Many farmers will try to pull calves themselves. They have learned from their veterinarian how to put on chains, and what to feel for. However, when they get to this point, they will call a veterinarian to do the surgery.

So far, we have not given this heifer any medications. Sometimes, epidural anesthesia can be helpful to get a cow through a painful labor. This heifer had not been in second stage labor very long (actively trying to get the calf out), and she was not in excessive pain. Also, we wanted her to try and push to help us get the calf out. With an epidural, they will not push.

At this point, we used lidocaine as a local anesthetic to numb the area where Hubby Doc was going to make the incision for the C-section. (This is similar to Novocain you get at the dentist.)

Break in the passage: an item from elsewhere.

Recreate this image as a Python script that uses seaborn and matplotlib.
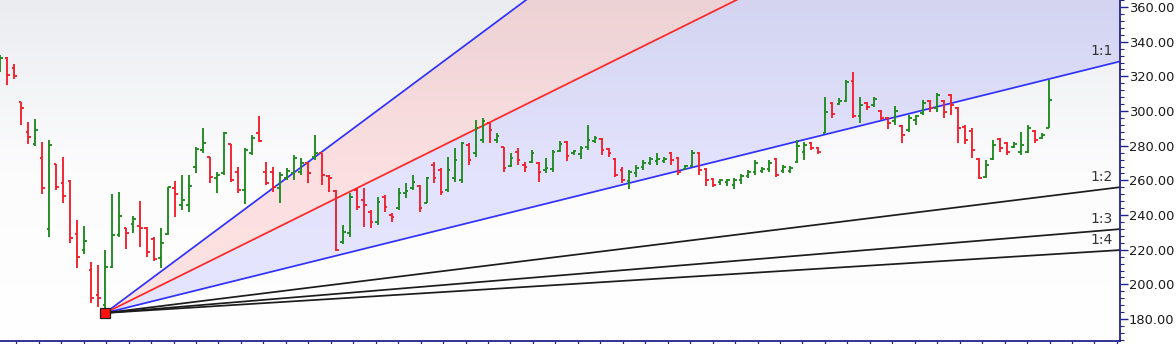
import numpy as np
import matplotlib
matplotlib.use("Agg")
import matplotlib.pyplot as plt
import seaborn as sns
from matplotlib.colors import LinearSegmentedColormap
from matplotlib.ticker import MultipleLocator, FormatStrFormatter, FixedLocator

# ---------------- data (daily OHLC) ----------------
opens = [323.7, 330.7, 324.9, 305.3, 288.0, 281.1, 273.0, 232.1, 269.5, 258.6,
         259.7, 229.2, 220.0, 208.4, 194.0, 188.2, 210.2, 228.6, 232.6, 234.9,
         233.8, 232.6, 226.3, 215.4, 229.2, 255.7, 245.9, 245.9, 267.8, 277.6,
         273.6, 261.5, 264.4, 281.1, 264.9, 254.6, 275.9, 287.4, 264.9, 264.9,
         255.7, 261.5, 264.4, 264.9, 270.1, 273.6, 275.9, 262.6, 254.0, 224.6,
         229.8, 254.6, 248.8, 241.9, 236.1, 250.5, 240.1, 244.2, 252.8, 255.7,
         256.9, 247.1, 269.0, 266.1, 254.6, 261.5, 260.3, 280.5, 275.9, 283.4,
         293.2, 283.4, 279.3, 268.4, 276.5, 269.0, 270.7, 270.1, 266.1, 266.7,
         277.1, 282.3, 275.9, 275.3, 279.3, 282.8, 283.9, 278.2, 272.4, 266.1,
         259.7, 264.4, 267.8, 270.1, 271.3, 271.3, 275.9, 273.0, 266.7, 268.4,
         275.9, 266.7, 260.9, 259.2, 259.2, 257.4, 260.3, 262.6, 264.9, 265.5,
         266.7, 272.4, 265.5, 265.5, 270.7, 276.5, 281.7, 278.8, 287.4, 304.7,
         304.1, 305.9, 317.4, 297.2, 304.7, 303.6, 300.1, 296.1, 294.3, 291.5,
         289.2, 294.9, 299.0, 305.9, 301.8, 305.9, 309.4, 301.8, 290.9, 288.6,
         272.4, 262.1, 272.4, 283.9, 281.7, 279.3, 276.5, 276.5, 288.6, 284.5,
         290.3]
highs = [332.4, 331.2, 327.2, 305.3, 293.8, 295.5, 282.3, 283.4, 269.5, 273.6,
         260.3, 237.3, 233.8, 213.0, 211.3, 220.0, 252.3, 253.4, 232.6, 239.6,
         248.2, 233.2, 227.5, 232.6, 256.3, 259.7, 263.2, 263.2, 279.3, 290.3,
         273.6, 264.9, 288.0, 281.1, 267.8, 278.8, 286.3, 297.2, 270.7, 267.8,
         264.9, 267.2, 274.7, 273.0, 270.7, 286.3, 275.9, 263.2, 254.6, 234.4,
         252.8, 255.7, 255.7, 243.0, 250.5, 251.7, 241.3, 255.7, 258.6, 263.2,
         257.4, 262.1, 270.7, 267.2, 273.6, 278.8, 282.3, 281.7, 294.9, 296.1,
         293.2, 287.4, 279.3, 275.9, 278.8, 270.7, 277.6, 270.7, 273.0, 277.6,
         282.8, 282.8, 277.6, 279.9, 292.0, 285.7, 284.5, 278.8, 273.0, 267.8,
         266.1, 269.0, 271.9, 273.6, 275.9, 273.6, 276.5, 273.6, 269.0, 277.6,
         276.5, 267.2, 261.5, 260.9, 260.9, 261.5, 263.8, 266.1, 271.9, 267.8,
         271.9, 273.0, 269.0, 268.4, 283.4, 282.3, 282.3, 279.3, 308.2, 305.3,
         307.6, 318.0, 322.6, 308.2, 305.3, 308.2, 300.7, 296.7, 302.9, 292.0,
         297.8, 297.8, 306.5, 306.5, 310.5, 306.5, 309.9, 302.4, 292.0, 290.3,
         273.0, 271.9, 283.4, 284.5, 282.3, 282.3, 288.0, 292.0, 289.2, 287.4,
         318.0]
lows = [322.6, 314.9, 318.6, 292.0, 281.1, 279.9, 252.3, 227.5, 254.6, 247.1,
        224.0, 209.6, 217.7, 189.4, 187.1, 183.5, 209.6, 227.5, 220.5, 229.8,
        221.7, 215.9, 213.6, 209.6, 228.6, 239.0, 243.0, 241.9, 264.3, 275.9,
        258.6, 252.8, 263.2, 259.2, 252.8, 246.5, 274.7, 282.3, 257.4, 253.4,
        247.1, 260.3, 260.3, 263.2, 258.6, 271.9, 257.4, 253.4, 219.4, 223.4,
        227.5, 243.0, 233.2, 232.6, 234.4, 241.9, 236.1, 243.0, 249.9, 254.6,
        241.9, 247.1, 258.6, 251.7, 253.4, 259.2, 258.6, 269.0, 273.6, 281.7,
        281.7, 281.7, 264.9, 267.8, 269.0, 264.9, 270.1, 259.2, 264.4, 264.9,
        276.5, 271.3, 274.7, 272.4, 277.6, 281.7, 274.7, 273.6, 262.1, 258.6,
        255.1, 262.1, 266.1, 269.0, 269.0, 270.1, 269.0, 263.2, 266.1, 267.8,
        263.2, 256.9, 256.3, 257.4, 256.9, 255.1, 258.0, 261.5, 263.2, 264.4,
        264.9, 262.1, 264.4, 264.4, 270.1, 271.9, 277.6, 275.3, 287.4, 296.1,
        303.6, 305.3, 296.1, 293.2, 300.7, 302.4, 294.9, 289.7, 292.0, 281.7,
        288.0, 292.0, 297.8, 299.6, 299.6, 296.1, 297.8, 281.7, 281.1, 273.0,
        260.9, 261.5, 271.9, 276.5, 274.7, 278.8, 274.7, 275.9, 281.7, 283.9,
        290.3]
closes = [330.7, 320.9, 320.3, 301.8, 285.1, 289.2, 255.7, 280.5, 256.3, 251.1,
          226.9, 215.9, 225.1, 192.3, 192.3, 210.2, 228.6, 239.6, 229.8, 237.8,
          232.6, 218.8, 214.8, 224.0, 256.3, 252.3, 248.8, 256.9, 278.1, 281.7,
          262.1, 263.2, 287.4, 260.3, 254.6, 277.6, 284.5, 282.8, 258.6, 256.3,
          263.2, 265.5, 273.0, 270.1, 264.4, 275.9, 263.2, 261.5, 220.0, 230.3,
          250.5, 244.8, 245.9, 236.1, 247.6, 244.8, 239.0, 252.8, 254.0, 259.2,
          244.2, 261.5, 261.5, 253.4, 266.1, 271.9, 281.7, 271.9, 290.3, 294.3,
          289.2, 285.7, 267.2, 273.0, 271.9, 267.8, 275.9, 264.9, 267.2, 276.5,
          281.1, 274.2, 277.1, 278.8, 283.4, 284.5, 277.6, 275.9, 263.2, 260.3,
          264.9, 267.2, 270.1, 272.4, 272.4, 272.4, 271.9, 264.9, 268.4, 275.9,
          266.1, 260.3, 257.4, 260.3, 260.3, 260.3, 262.6, 264.9, 270.1, 266.7,
          270.1, 263.2, 267.8, 267.2, 279.9, 280.5, 278.8, 276.5, 299.6, 298.4,
          305.9, 316.9, 297.2, 303.6, 302.4, 307.0, 296.1, 293.2, 300.1, 286.3,
          296.1, 297.2, 304.7, 301.8, 309.4, 299.6, 303.6, 290.3, 283.4, 277.6,
          261.5, 269.0, 280.5, 278.8, 276.5, 281.1, 280.5, 290.3, 283.4, 286.3,
          306.5]

# Gann fan anchored at the swing low
pivot_bar = 15
pivot_price = 183.5
price_per_bar = 1.0
fan_ratios = [3.0, 2.0, 1.0, 1 / 2, 1 / 3, 1 / 4]
fan_labels = ["3:1", "2:1", "1:1", "1:2", "1:3", "1:4"]
fan_colors = ["#3030ff", "#ff2626", "#3030ff", "#1c1c1c", "#1c1c1c", "#1c1c1c"]
labelled = ["1:1", "1:2", "1:3", "1:4"]

y_ticks = [180, 200, 220, 240, 260, 280, 300, 320, 340, 360]

# ---------------- figure ----------------
sns.set_theme(style="white")
plt.rcParams["font.family"] = ["DejaVu Sans"]

W, H = 1176, 344
fig = plt.figure(figsize=(W / 100, H / 100), dpi=100)
fig.patch.set_facecolor("white")
ax = fig.add_axes([0, 3.3 / H, 1119.5 / W, 340.7 / H])

xmin, xmax = -0.05, 160.1
ymin, ymax = 167.5, 364.1

# soft vertical gradient background
bg = LinearSegmentedColormap.from_list("bg", ["#ffffff", "#fcfcfd", "#ebecf0"])
ax.imshow(np.linspace(0, 1, 256).reshape(-1, 1), cmap=bg, origin="lower",
          extent=[xmin, xmax, ymin, ymax], aspect="auto", zorder=0)
ax.set_facecolor("white")

# fan lines
xs = np.array([pivot_bar, xmax])
fan_y = {lab: pivot_price + r * price_per_bar * (xs - pivot_bar)
         for lab, r in zip(fan_labels, fan_ratios)}

ax.fill_between(xs, fan_y["3:1"], fan_y["2:1"], color="#ff1a1a", alpha=0.12,
                lw=0, zorder=1)
ax.fill_between(xs, fan_y["2:1"], fan_y["1:1"], color="#1a1aff", alpha=0.11,
                lw=0, zorder=1)

for lab, col in zip(fan_labels, fan_colors):
    sns.lineplot(x=xs, y=fan_y[lab], ax=ax, color=col, lw=1.25, zorder=2,
                 estimator=None, sort=False)

for lab in labelled:
    ax.annotate(lab, xy=(157.6, fan_y[lab][-1]), xytext=(0, 7.5),
                textcoords="offset points", ha="center", va="center",
                fontsize=10, color="#333333", zorder=5)

# OHLC bars
o = np.array(opens); h = np.array(highs); l = np.array(lows); c = np.array(closes)
idx = np.arange(len(o))
up = c >= o
green, red = "#1f8a1f", "#f0202c"
cols = np.where(up, green, red)
tick = 0.38
ax.vlines(idx, l, h, colors=cols, lw=1.35, zorder=3)
ax.hlines(o, idx - tick, idx, colors=cols, lw=1.35, zorder=3)
ax.hlines(c, idx, idx + tick, colors=cols, lw=1.35, zorder=3)

# pivot marker
ax.plot([pivot_bar], [pivot_price], marker="s", ms=7, mfc="#ff1010",
        mec="#202020", mew=0.9, zorder=6, clip_on=False)

ax.set_xlim(xmin, xmax)
ax.set_ylim(ymin, ymax)

# axes styling
navy = "#22228c"
for s in ["left", "top"]:
    ax.spines[s].set_visible(False)
for s in ["right", "bottom"]:
    ax.spines[s].set_visible(True)
    ax.spines[s].set_color(navy)
    ax.spines[s].set_linewidth(1.3)

ax.yaxis.tick_right()
ax.yaxis.set_major_locator(FixedLocator(y_ticks))
ax.yaxis.set_minor_locator(MultipleLocator(4))
ax.yaxis.set_major_formatter(FormatStrFormatter("%.2f"))
ax.tick_params(axis="y", which="major", direction="out", length=5.5, width=1,
               color=navy, labelsize=9.4, labelcolor="#1a1a1a", pad=1.0,
               right=True, left=False)
ax.tick_params(axis="y", which="minor", direction="out", length=3, width=0.8,
               color=navy, right=True, left=False)

ax.xaxis.set_major_locator(FixedLocator(np.arange(2.29, xmax, 3.213)))
ax.tick_params(axis="x", which="major", direction="out", length=3, width=0.9,
               color=navy, labelbottom=False, bottom=True)
ax.grid(False)

fig.savefig("out.png", dpi=100, facecolor="white")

We did not sedate our heifer for this surgery. If you sedate cattle, they will try to lay down. Since we were getting ready to open her abdominal cavity, we did not want her to lay down on the dirt floor of the barn. This would have gotten dirt inside her abdomen, which would have made her very sick. With good local anesthesia, and a quiet environment, cattle will stand still during a surgery like this.

After we gave the local anesthesia a few minutes to take effect, Hubby Doc started surgery. Here, he is pulling the uterus towards the body wall so he can have easier access to the calf inside.

He made an incision in the uterus, and we pulled the calf out!

We laid him down on the barn floor, so he got pretty dirty right away. He had some bleeding from his umbilicus (common with C-sections), and I put a clamp on it for a little while to stop the bleeding.

 By the time the surgery was finished, momma had licked her new baby pretty dry, and he was trying to stand up already!

New kiddo is an 87-pound bull (male) calf. As far as beef calves go, he’s actually about average size. But his momma was on the small side, and he was not trying to be born in the right position. Between him being a little big, and her being a little small, and the malpositioning, a C-section was the right decision for this pair.

Momma cow has a pretty line of sutures in her side. These will get taken out about 14 days after surgery. We also gave momma some pain medications and antibiotics after surgery. She will stay on these medications for 5-7 days.

Baby got some new jewelry. All the cows on our farm get ear tags. This is how we identify each individual animal. Hubby Doc can tell the cows apart from across the field, but for the most part I think one cow looks like most other cows. Getting ear tags is just like getting your ears pierced. Quick and it’s done!

This baby’s number is 1F03. That means he was the third baby born on the Feutz farm in 2011. His momma is 9F09 (ninth baby born on the Feutz barn in 2009). We also put the baby’s birthday and his momma’s number on the tags. We nicknamed him Charlie.

One week after his birth, and momma and Charlie are doing well! We kept them separate from the rest of the cows so we could give momma her medications easier and so we could keep an eye on the new baby. This weekend, they will get turned out with the rest of their friends!

Want to hear more about cows, what it’s like to be a veterinarian, or have some questions? Come see me at sometime. I blog about our farm, our cows, being a veterinarian, my daily battles with my alarm clock, and living in southern Indiana. I’d love to have you for a visit!

Thanks Mary Beth!



  1. Thanks for the chance to post, Heather. I had a blast writing this post!

  2. Charlie is a cutie. Glad you guys were there to take care of mama and baby!

  3. Marybeth and Heather, this is one of my favorite farm blog posts I have ever seen and read. First, it clearly demonstrates the reality of farm life when raising animals. Secondly, it shows how farmers and veterinarians care for animals just as equally as humans. I have shared it on Facebook and Twitter. And I am thankful no one photographed my c-sections. :)

  4. Good post!
    I think I need my girls to read this one!

  5. Great job! So glad you were able to help this new momma. I helped pull a couple cows during the diary and cow calf days, and those were some tense moments! Sure helps to have a doctor or two on the farm ;-)

  6. My friends cow just had a calf....birth is alway a miracle. Maybe a messy miracle but still a miracle!

  7. WOW!!! great post...thank you for sharing.